A month earlier, a devastating suicide car bombing had taken place on the regional office of the ISI in Lahore, leaving dozens of operatives dead and wounded. Peshawar, a gateway to the tribal region, was likewise bombed on a near-daily basis. Schools were closed because of the fear of suicide bombings, and hundreds of civilians died as the attacks continued.
In 2009, four gunmen stormed a packed mosque on Parade Lane near GHQ, spraying gunfire and throwing hand grenades. Most of the 200 worshippers gathered for Friday prayers were serving or retired Army officers and their children. As the worshippers ran for cover, the gunmen singled out some for execution. In all 36 people, including 17 children, an Army major-general, and a brigadier-general, were killed. The strain showed among Pakistan Army personnel as they buried their fellow-officers and their children.
Ideological lure of TLP
In 2021, the Tehreek-e-Labbaik Pakistan (TLP) enjoyed the same kind of immunity from state retribution that the Taliban had a decade earlier as it attacked police in major cities across Pakistan. It saw the state succumb to its street power by offering concessions recalling the concessions made to the TTP in 2008. Some questioned Prime Minister Imran Khan’s credibility in pledging in his address to the nation not to give in to the demands of any banned organization.

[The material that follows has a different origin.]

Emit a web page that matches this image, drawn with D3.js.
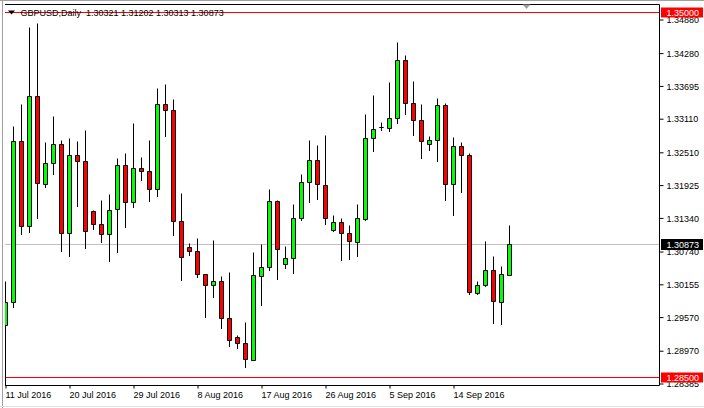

The TLP protests brought out the state’s reflex of surrender. Journalist Zahid Hussain wrote: “The state seemed to have disappeared as the followers of a radical wheelchair-riding cleric blocked highways and train tracks connecting the country’s main cities. The ‘non-jihadi’ TLP succeeded in bringing the administration to its knees.”

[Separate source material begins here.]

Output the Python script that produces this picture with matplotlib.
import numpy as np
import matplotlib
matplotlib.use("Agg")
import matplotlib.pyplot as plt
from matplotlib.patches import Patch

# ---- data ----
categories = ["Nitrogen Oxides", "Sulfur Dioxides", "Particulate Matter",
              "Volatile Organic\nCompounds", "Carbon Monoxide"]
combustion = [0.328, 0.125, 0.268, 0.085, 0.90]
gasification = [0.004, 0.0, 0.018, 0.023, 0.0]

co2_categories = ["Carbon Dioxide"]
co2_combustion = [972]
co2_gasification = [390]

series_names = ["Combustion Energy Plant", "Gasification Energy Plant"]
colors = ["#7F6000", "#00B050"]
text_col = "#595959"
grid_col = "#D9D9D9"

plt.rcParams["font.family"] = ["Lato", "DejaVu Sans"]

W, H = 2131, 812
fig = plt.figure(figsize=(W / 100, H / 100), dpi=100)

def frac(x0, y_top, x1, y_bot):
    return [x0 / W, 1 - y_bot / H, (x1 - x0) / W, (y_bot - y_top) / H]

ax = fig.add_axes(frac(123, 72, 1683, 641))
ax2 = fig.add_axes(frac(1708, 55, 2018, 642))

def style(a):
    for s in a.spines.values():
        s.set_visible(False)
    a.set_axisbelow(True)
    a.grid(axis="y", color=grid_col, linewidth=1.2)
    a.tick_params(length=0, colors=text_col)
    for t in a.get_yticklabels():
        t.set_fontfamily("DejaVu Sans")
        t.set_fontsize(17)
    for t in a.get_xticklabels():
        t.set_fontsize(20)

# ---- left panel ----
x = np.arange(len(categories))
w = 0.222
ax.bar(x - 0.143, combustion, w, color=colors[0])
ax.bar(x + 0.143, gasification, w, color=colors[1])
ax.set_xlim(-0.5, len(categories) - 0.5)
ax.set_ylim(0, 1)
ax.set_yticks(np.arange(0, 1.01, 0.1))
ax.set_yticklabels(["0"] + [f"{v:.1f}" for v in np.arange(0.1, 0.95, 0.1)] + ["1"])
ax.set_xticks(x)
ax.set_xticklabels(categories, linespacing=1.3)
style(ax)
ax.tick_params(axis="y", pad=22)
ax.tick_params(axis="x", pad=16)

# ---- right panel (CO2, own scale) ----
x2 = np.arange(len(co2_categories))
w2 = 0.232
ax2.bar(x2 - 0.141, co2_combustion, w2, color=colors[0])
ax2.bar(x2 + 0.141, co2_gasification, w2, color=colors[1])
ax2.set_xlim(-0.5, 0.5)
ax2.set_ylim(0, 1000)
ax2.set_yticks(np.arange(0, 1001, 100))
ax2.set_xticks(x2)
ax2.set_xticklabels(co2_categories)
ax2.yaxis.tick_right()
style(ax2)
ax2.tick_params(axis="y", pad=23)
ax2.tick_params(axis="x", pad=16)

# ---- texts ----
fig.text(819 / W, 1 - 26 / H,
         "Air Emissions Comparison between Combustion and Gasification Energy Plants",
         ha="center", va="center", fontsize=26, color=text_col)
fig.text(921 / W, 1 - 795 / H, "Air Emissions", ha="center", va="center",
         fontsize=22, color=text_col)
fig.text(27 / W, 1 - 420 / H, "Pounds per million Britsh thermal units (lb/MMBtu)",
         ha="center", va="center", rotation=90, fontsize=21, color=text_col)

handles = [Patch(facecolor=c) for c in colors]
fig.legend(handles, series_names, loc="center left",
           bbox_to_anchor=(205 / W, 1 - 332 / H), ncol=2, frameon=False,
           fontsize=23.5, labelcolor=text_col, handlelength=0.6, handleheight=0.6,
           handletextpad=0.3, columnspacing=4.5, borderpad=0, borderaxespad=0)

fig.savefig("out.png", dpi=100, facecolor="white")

That Pakistan is vulnerable to the extreme religious conduct of the Taliban has been proved in the past. The TLP phenomenon actually confirmed this reflex of the state to give ground. This trait of the state reminds us that the wire-fenced Durand Line will not secure Pakistan against the “forward” policy of the coming Taliban government in Kabul towards Pakistan after the American withdrawal. The Quetta attack on the Serena Hotel in April 2021 has already proven this point.